On behalf of the hon. Member for the St. Patrick Division of Dublin, I beg to ask the Secretary to the Treasury, as representing the Postmaster General, will he explain why five sorting clerks, namely, Messrs. Aird, Beatty, Bleech, Harris, and O'Reilly, employed in the General Post Office, Dublin, who passed a competitive examination on the 15th July, 1896, along with fifteen others, were not sent up for the final Civil Service examination until July, 1897, although the fifteen candidates referred to were appointed in the months of February and March, 1897; whether a rule of 30th October, 1896, granting only 18s. per week starting pay to entrants under nineteen years of age, was made applicable to their case on the grounds of non-employment previous to that date; will he explain on what grounds seven sorting clerks, successful at the same examination, who had exceeded nineteen years of age, entering the Dublin office in the months of November and December, 1896 (after the rule of 30th October was formulated), were paid a starting wage of 20s., and got three weeks annual leave; and whether, in view of the circumstances of the case, these five men would be placed on the same footing as their seven fellow clerks now in receipt of 28s. per week and three weeks annual holidays.

MR. AUSTEN CHAMBERLAIN

The officers named received starting pay of 18s. a week because they were not placed on the establishment until after the date of the Tweedmouth Revision (1st April, 1897), and thus came under the scales originated by that revision.
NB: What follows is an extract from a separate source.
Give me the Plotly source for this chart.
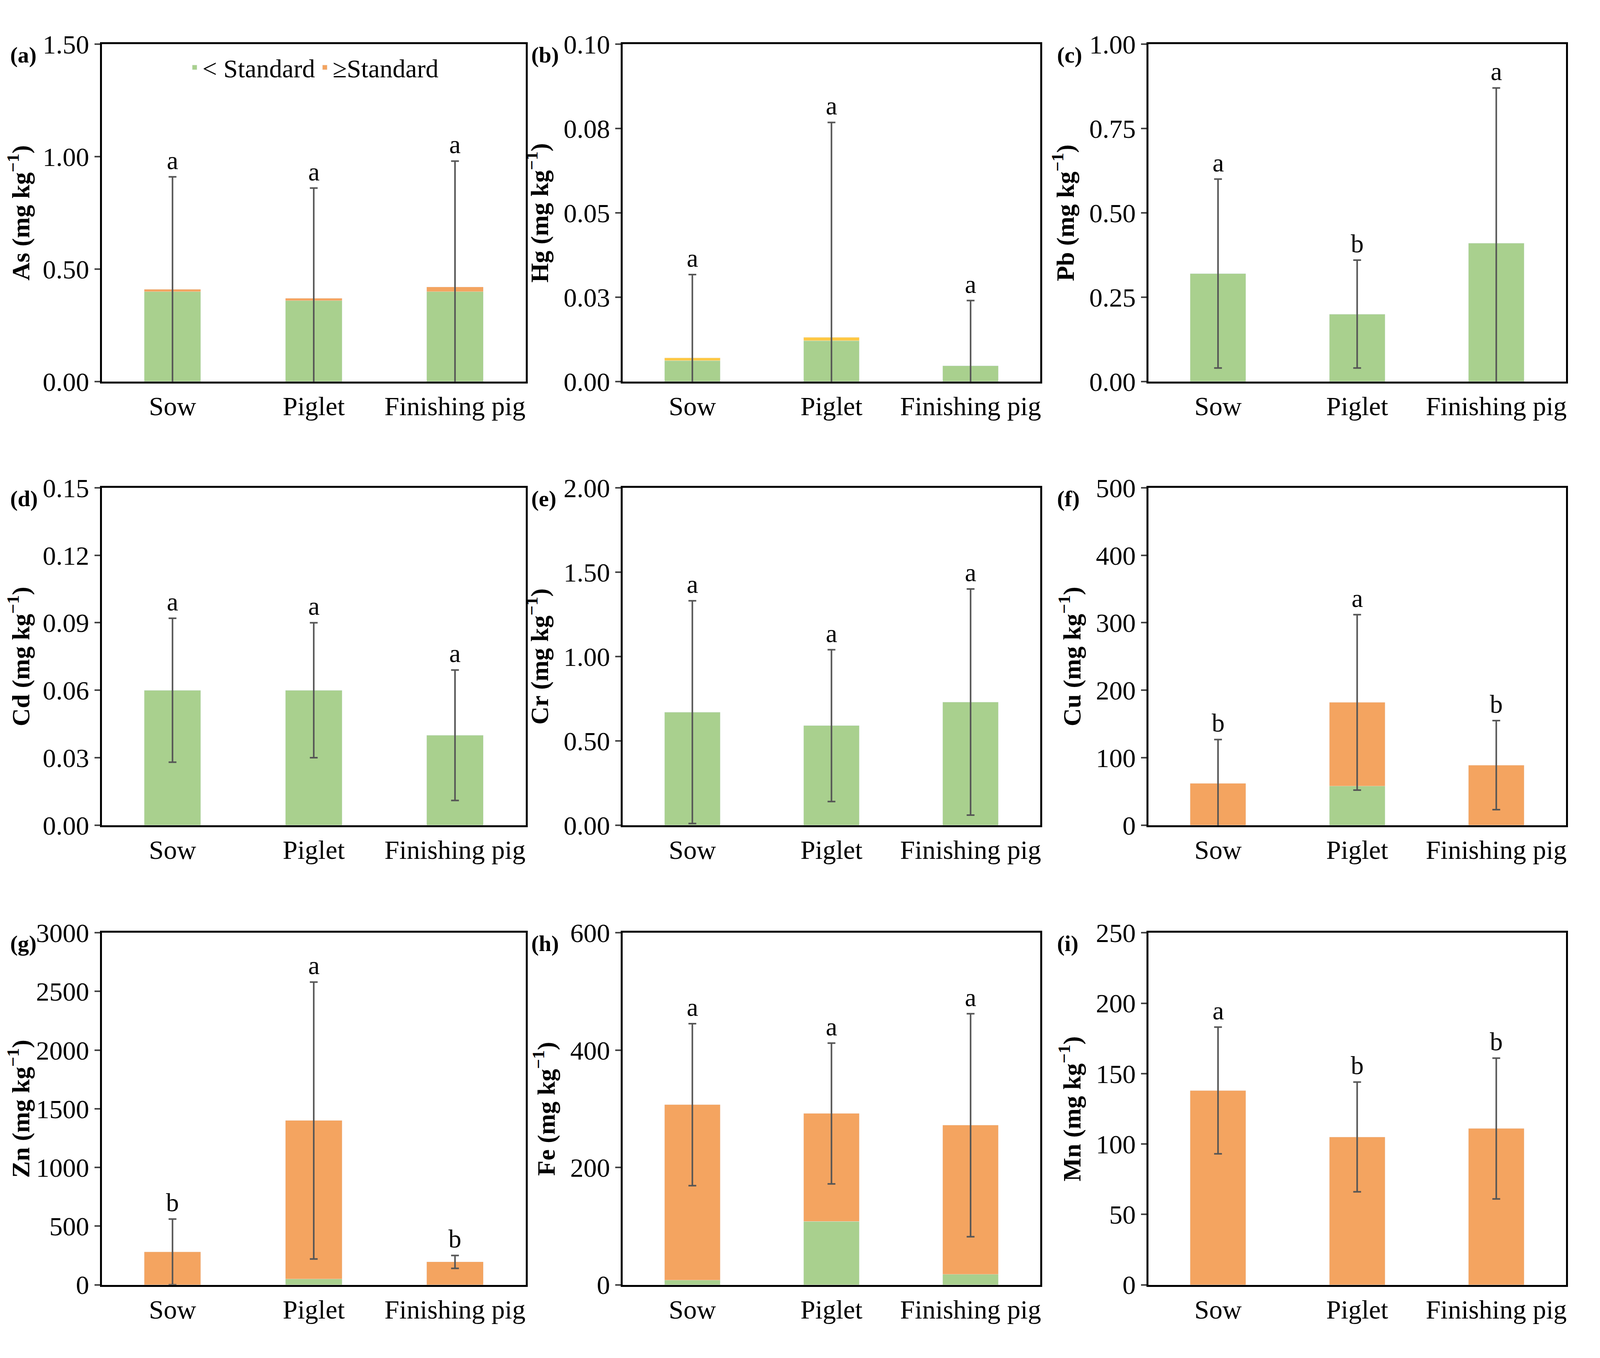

The reason why they were not appointed sooner was because there was in the ordinary official routine no call for their services on the established class until after the 1st April, 1897. Their selection as candidates for permanent employment implied no promise of appointment to an established situation, nor any undertaking by the Department to find permanent employment for them. Those other officers who were appointed to established posts before the 1st April, 1897, were, of course, entitled to the scales of pay and annual leave in force at the time, and their case is not parallel. The Postmaster General cannot, therefore, undertake to alter the starting pay or the amount of annual leave granted to the five officers in question.